全乗務員に対する事案の周知と運転作業の再徹底を実施しました。
[1] 発生日時
2008年10月25日(土) 10時45分ごろ
[2] 発生場所
六会日大前駅 上りホーム
[3] 列車
片瀬江ノ島発 町田行 各駅停車 6両編成
[4] 発生状況
列車が六会日大前駅に停車する際に、所定の位置を約10m行き過ぎて停車。このとき、先頭車両の2つの扉がホーム外に出ている状態でした。その後、運転士が車両の後退を行う前に、車掌が列車の扉を開いた結果、ホーム外に位置していた2つの扉も開いてしまいました。なお、この件において線路に転落されたお客さまはいらっしゃいませんでした。
[5] 対策
この事案を全乗務員に対して緊急に周知し、列車停止位置の確認ならびに運転士・車掌相互の確認会話について再徹底したほか、新人車掌教育の充実化を図りました。今後も社員への教育を実施する際に、あらためて安全に対する意識の向上に努めていきます。

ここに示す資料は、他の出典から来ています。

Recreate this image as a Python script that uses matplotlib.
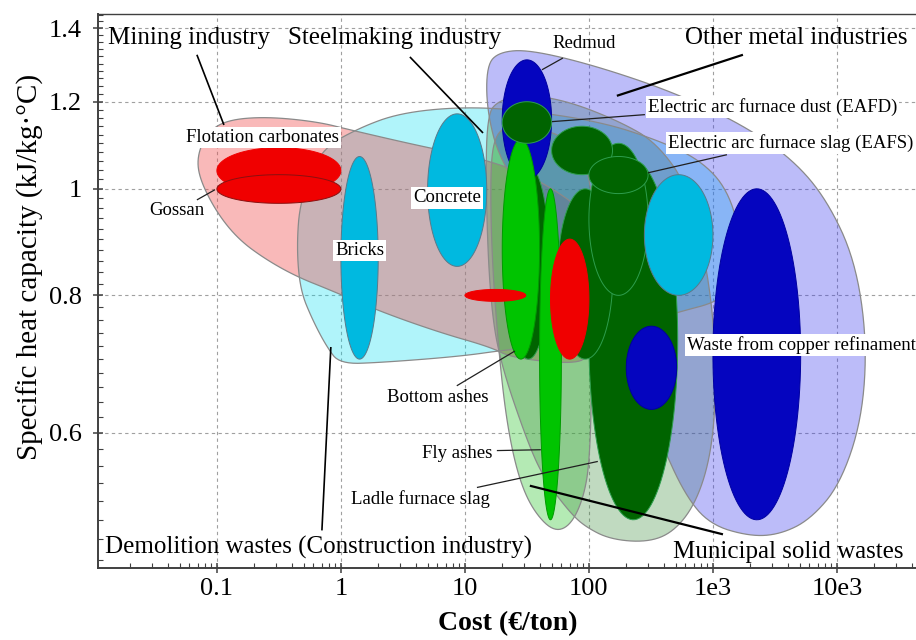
import numpy as np
import matplotlib
matplotlib.use("Agg")
import matplotlib.pyplot as plt
from matplotlib.patches import Polygon
from matplotlib.ticker import FixedLocator, MultipleLocator, NullFormatter, LogLocator

# --- DATA (cost in EUR/ton, specific heat in kJ/kg.C) ---
# bubble ranges: one entry per material, listed in drawing order
mat_names = ["Ladle furnace slag", "Steel slag B", "Steel slag C", "Steel slag D",
             "EAFS", "Steel residue", "Redmud", "Bottom ashes", "EAFD", "Fly ashes",
             "Mine residue A", "Mine residue B", "Flotation carbonates", "Gossan",
             "Bricks", "Concrete", "Ceramics", "Metal sludge",
             "Waste from copper refinament"]
mat_group = ["steel", "steel", "steel", "steel", "steel", "steel", "metal",
             "municipal", "steel", "municipal", "mining", "mining", "mining",
             "mining", "demolition", "demolition", "demolition", "metal", "metal"]
cost_lo = [100, 56, 100, 50, 100, 22, 20, 20, 20, 40, 49, 10, 0.1, 0.1, 1, 5, 280, 200, 1000]
cost_hi = [520, 156, 300, 155, 300, 48, 50, 40, 50, 60, 100, 31, 1, 1, 2, 15, 1000, 510, 5100]
cp_lo = [0.50, 0.70, 0.80, 1.03, 0.99, 0.70, 1.02, 0.70, 1.10, 0.50, 0.70, 0.79, 0.99, 0.97,
         0.70, 0.85, 0.80, 0.63, 0.50]
cp_hi = [1.06, 1.00, 1.10, 1.14, 1.07, 1.05, 1.31, 1.11, 1.20, 1.00, 0.90, 0.81, 1.09, 1.03,
         1.07, 1.17, 1.03, 0.75, 1.00]

# industry envelopes (outline vertices)
demolition_cost = [0.44, 0.47, 0.68, 1.4, 3.0, 9.1, 28, 123, 353, 785, 1320, 1710, 1500,
                   1080, 540, 178, 58, 22, 9.1, 2.1, 0.98, 0.77, 0.59, 0.47]
demolition_cp = [0.886, 0.977, 1.085, 1.136, 1.172, 1.187, 1.18, 1.151, 1.108, 1.063, 0.998,
                 0.899, 0.818, 0.789, 0.773, 0.745, 0.721, 0.714, 0.704, 0.695, 0.693,
                 0.718, 0.76, 0.809]
mining_cost = [0.069, 0.083, 0.12, 0.25, 0.64, 1.2, 4.3, 15, 40, 102, 123, 118, 102, 70,
               24, 16, 6.3, 2.1, 0.82, 0.44, 0.25, 0.15, 0.10, 0.073]
mining_cp = [1.069, 1.124, 1.155, 1.163, 1.151, 1.131, 1.094, 1.063, 1.019, 0.947, 0.862,
             0.76, 0.702, 0.693, 0.702, 0.718, 0.74, 0.773, 0.809, 0.832, 0.862, 0.899,
             0.951, 1.019]
municipal_cost = [16, 17.5, 23, 40, 70, 102, 112, 106, 102, 90, 70, 51, 35, 27, 22, 19, 16.5]
municipal_cp = [1.041, 1.12, 1.143, 1.136, 1.108, 1.041, 0.88, 0.699, 0.567, 0.522, 0.493,
                0.488, 0.511, 0.547, 0.608, 0.699, 0.862]
steel_cost = [15, 19, 33, 70, 178, 353, 653, 1000, 1060, 946, 716, 476, 294, 148, 93, 70,
              44, 32, 19, 16, 14.8]
steel_cp = [1.168, 1.205, 1.218, 1.2, 1.151, 1.101, 0.998, 0.793, 0.643, 0.567, 0.516,
            0.487, 0.477, 0.48, 0.493, 0.508, 0.544, 0.588, 0.699, 0.793, 0.977]
metal_cost = [15, 19, 33, 108, 476, 1750, 4420, 8300, 13960, 17460, 15920, 10570, 6050,
              3470, 1990, 946, 594, 374, 214, 102, 40, 19, 15]
metal_cp = [1.296, 1.332, 1.338, 1.296, 1.225, 1.143, 1.063, 0.977, 0.862, 0.729, 0.617,
            0.538, 0.5, 0.485, 0.483, 0.495, 0.527, 0.591, 0.67, 0.793, 0.937, 1.063, 1.18]

x_ticks = [0.1, 1, 10, 100, 1000, 10000]
x_ticklabels = ["0.1", "1", "10", "100", "1e3", "10e3"]
y_ticks = [0.6, 0.8, 1.0, 1.2, 1.4]
y_ticklabels = ["0.6", "0.8", "1", "1.2", "1.4"]

# --- STYLE ---
plt.rcParams["font.family"] = ["Liberation Serif", "DejaVu Serif"]
FILL = {"steel": "#006400", "metal": "#0505bf", "municipal": "#00c400",
        "mining": "#f00000", "demolition": "#00b9e0"}
EDGE = {"steel": "#2e9e4e", "metal": "#0000a0", "municipal": "#009a00",
        "mining": "#f00000", "demolition": "#5a7a8a"}


def smooth(xs, ys, n=3):
    """Chaikin corner cutting in log space -> rounded closed outline."""
    p = np.column_stack([np.log10(xs), np.log10(ys)])
    for _ in range(n):
        q = np.roll(p, -1, axis=0)
        p = np.column_stack([0.75 * p + 0.25 * q, 0.25 * p + 0.75 * q]).reshape(-1, 2)
    return 10 ** p


def bubble(ax, x0, x1, y0, y1, fc, ec, lw=0.7):
    t = np.linspace(0, 2 * np.pi, 120)
    cx, cy = np.log10(np.sqrt(x0 * x1)), np.log10(np.sqrt(y0 * y1))
    a, b = np.log10(x1 / x0) / 2, np.log10(y1 / y0) / 2
    pts = np.column_stack([10 ** (cx + a * np.cos(t)), 10 ** (cy + b * np.sin(t))])
    ax.add_patch(Polygon(pts, closed=True, facecolor=fc, edgecolor=ec, lw=lw, zorder=5))


fig = plt.figure(figsize=(9.16, 6.4), dpi=100)
ax = fig.add_axes([98 / 916, 72 / 640, 1 - 98 / 916, 554 / 640])
ax.set_xscale("log")
ax.set_yscale("log")
ax.set_xlim(0.011, 43400)
ax.set_ylim(0.452, 1.442)

# envelopes
envelopes = [(demolition_cost, demolition_cp, "#00dcf0", 0.31),
             (mining_cost, mining_cp, "#f05050", 0.40),
             (municipal_cost, municipal_cp, "#3cc83c", 0.38),
             (steel_cost, steel_cp, "#3c8c3c", 0.32),
             (metal_cost, metal_cp, "#3c3cf0", 0.34)]
for xs, ys, col, al in envelopes:
    ax.add_patch(Polygon(smooth(xs, ys), closed=True, facecolor=col, alpha=al,
                         edgecolor="none", zorder=2))
    ax.add_patch(Polygon(smooth(xs, ys), closed=True, facecolor="none",
                         edgecolor="#8a8a8a", lw=0.9, zorder=3))

for i in range(len(mat_names)):
    g = mat_group[i]
    ec = "#8a1010" if mat_names[i] == "Gossan" else EDGE[g]
    bubble(ax, cost_lo[i], cost_hi[i], cp_lo[i], cp_hi[i], FILL[g], ec)

# labels
big = 18
small = 13.5
box = dict(facecolor="white", edgecolor="none", pad=1.5)

def label(txt, x, y, size, ha="left", boxed=False):
    ax.text(x, y, txt, fontsize=size, ha=ha, va="center", zorder=21,
            bbox=box if boxed else None)

def leader(x0, y0, x1, y1, lw=0.9, color="#202020"):
    ax.plot([x0, x1], [y0, y1], color=color, lw=lw, zorder=20, solid_capstyle="butt")

label("Mining industry", 0.0132, 1.372, big)
leader(0.069, 1.324, 0.114, 1.143, lw=1.2, color="black")
label("Steelmaking industry", 0.374, 1.372, big)
leader(3.6, 1.318, 14.0, 1.124, lw=1.2, color="black")
label("Other metal industries", 594, 1.372, big)
leader(1746, 1.324, 168, 1.215, lw=1.6, color="black")
label("Redmud", 51.2, 1.355, small)
leader(61.7, 1.315, 41.8, 1.283)
label("Electric arc furnace dust (EAFD)", 299, 1.187, small, boxed=True)
leader(283, 1.168, 50.3, 1.151)
label("Electric arc furnace slag (EAFS)", 434, 1.101, small, boxed=True)
leader(1297, 1.074, 299, 1.034)
label("Flotation carbonates", 0.233, 1.113, small, ha="center", boxed=True)
label("Gossan", 0.0475, 0.955, small, ha="center")
leader(0.069, 0.977, 0.0964, 0.998)
label("Concrete", 7.16, 0.981, small, ha="center", boxed=True)
label("Bricks", 1.42, 0.878, small, ha="center", boxed=True)
label("Waste from copper refinament", 5170, 0.721, small, ha="center", boxed=True)
label("Bottom ashes", 15.6, 0.646, small, ha="right")
leader(8.6, 0.662, 25.3, 0.712)
label("Fly ashes", 16.5, 0.575, small, ha="right")
leader(18.1, 0.578, 41, 0.579)
label("Ladle furnace slag", 15.9, 0.522, small, ha="right")
leader(12.5, 0.535, 118, 0.565)
label("Demolition wastes (Construction industry)", 0.0125, 0.472, big)
leader(0.703, 0.489, 0.83, 0.718, lw=1.2, color="black")
label("Municipal solid wastes", 476, 0.467, big)
leader(1205, 0.485, 33.4, 0.537, lw=1.6, color="black")

# axes cosmetics
ax.xaxis.set_major_locator(FixedLocator(x_ticks))
ax.set_xticklabels(x_ticklabels)
ax.xaxis.set_minor_locator(LogLocator(base=10, subs=np.arange(2, 10)))
ax.xaxis.set_minor_formatter(NullFormatter())
ax.yaxis.set_major_locator(FixedLocator(y_ticks))
ax.set_yticklabels(y_ticklabels)
ax.yaxis.set_minor_locator(MultipleLocator(0.02))
ax.yaxis.set_minor_formatter(NullFormatter())
ax.tick_params(which="major", direction="inout", length=7, width=1.1, color="#404040",
               labelsize=19, pad=4)
ax.tick_params(which="minor", direction="in", length=3.5, width=0.8, color="#404040")
ax.tick_params(axis="y", which="major", pad=8)

ax.grid(True, which="major", linestyle=(0, (3, 3)), color="#a0a0a0", lw=0.8)
ax.set_axisbelow(True)
for side in ["left", "bottom"]:
    ax.spines[side].set_color("#404040")
    ax.spines[side].set_linewidth(1.4)
ax.spines["top"].set_color("#404040")
ax.spines["top"].set_linewidth(1.0)
ax.spines["right"].set_visible(False)

fig.text(508 / 916, 1 - 624 / 640, "Cost (€/ton)", fontsize=20, fontweight="bold",
         ha="center", va="center")
fig.text(30 / 916, 1 - 267 / 640, "Specific heat capacity (kJ/kg·°C)", fontsize=21,
         rotation=90, ha="center", va="center")

fig.savefig("out.png", dpi=100)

インシデントの発生を受けて、強風などによる速度規制の通告が確実に行われるようにしました。
[1] 発生日時
2008年12月22日(月)0時08分
[2] 発生場所
渋沢~新松田間
[3] 発生状況
新松田駅の風速計が規定値を越えたため、運輸司令所内にある警報が鳴動しました。司令助役は該当区間の「特別警戒区間」に対して速度規制の指令を開始しましたが、このとき、「特別警戒区間」のほかに「要注意区間」の速度規制に該当することに気が付きませんでした。「特別警戒区間」を走行する列車に対し通告を行った後、再度確認したところ、「特別警戒区間」のほかに「要注意区間」があることに気が付き、該当区間を走行中の列車に通告したものの、すでに「要注意区間」へ進入していました。
[4] 対策
風速が激しい場合の取り扱いに関する統一した早見表を作成し、必ず複数人で確認をすることとしました。また、司令助役への意識付けのため、速度規制の指令を行う場合は、規制表示板に通告内容を掲示することにしました。